Canadian Hurt in Yanbu Shooting Improving

Author: 
K.S. Ramkumar, Arab News
Publication Date: 
Fri, 2004-05-07 03:00

JEDDAH, 7 May 2004 — Thomas Washburn, the Canadian oil industry worker seriously wounded when terrorists attacked his company’s Yanbu offices last Saturday, is “slowly but steadily improving” in hospital.

“He’s a little better today, and he’s been taken out of intensive care,” a company source quoting the Royal Commission Hospital in Yanbu said yesterday. He is expected to return to his Canadian home in Fredericton “within a week.”

The other ABB employee injured was Arturo Carrasco, 41, a process engineer working on the project.

“His release from the hospital is imminent,” the source said.

Washburn, who was shot in the neck, lives in Texas and had been working for ABB Lummus as a project manager in Yanbu for only about a week.

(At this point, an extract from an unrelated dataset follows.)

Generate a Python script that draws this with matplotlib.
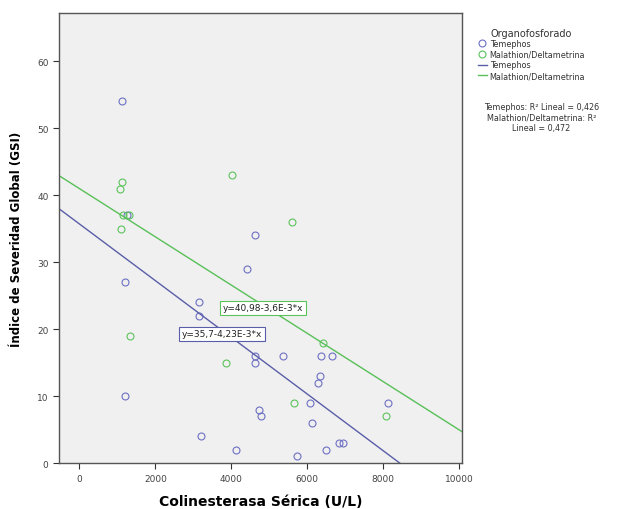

Washburn, 40, had some damage repaired in his neck, “but fortunately nothing vital was hit,” the source said.

Although there were some signs that nerves had been affected “we’re hoping in time that will be totally alleviated.”

He was among dozens of people wounded after four gunmen, identified as members of the same Saudi family, attacked the Yanbu offices of ABB Lummus Global Inc., a Houston-based oil contractor, and randomly opened fire, killing five Western oil workers and a Saudi.

The gunmen were later killed in a shootout with police.

The source said the family received “tremendous support” since the shooting, “not only from Canadian officials, who got a visa for us within six and a half hours to visit Saudi Arabia.”

“A lot of credit goes to the Saudi people for making that happen rapidly,” the company source said.

Meanwhile, Asharq Al-Awsat, a sister publication of Arab News, reported that the mastermind of the shooting rampage in Yanbu had fought alongside Osama Bin Laden in Afghanistan and was wanted by US authorities.

Mustafa Abdul Kader Abed Al-Ansari took part in battles in the Tora Bora Mountains in 2002 before slipping out of Afghanistan into Pakistan and fleeing to Yemen, where he was arrested last year, the newspaper said quoting informed sources at its London base.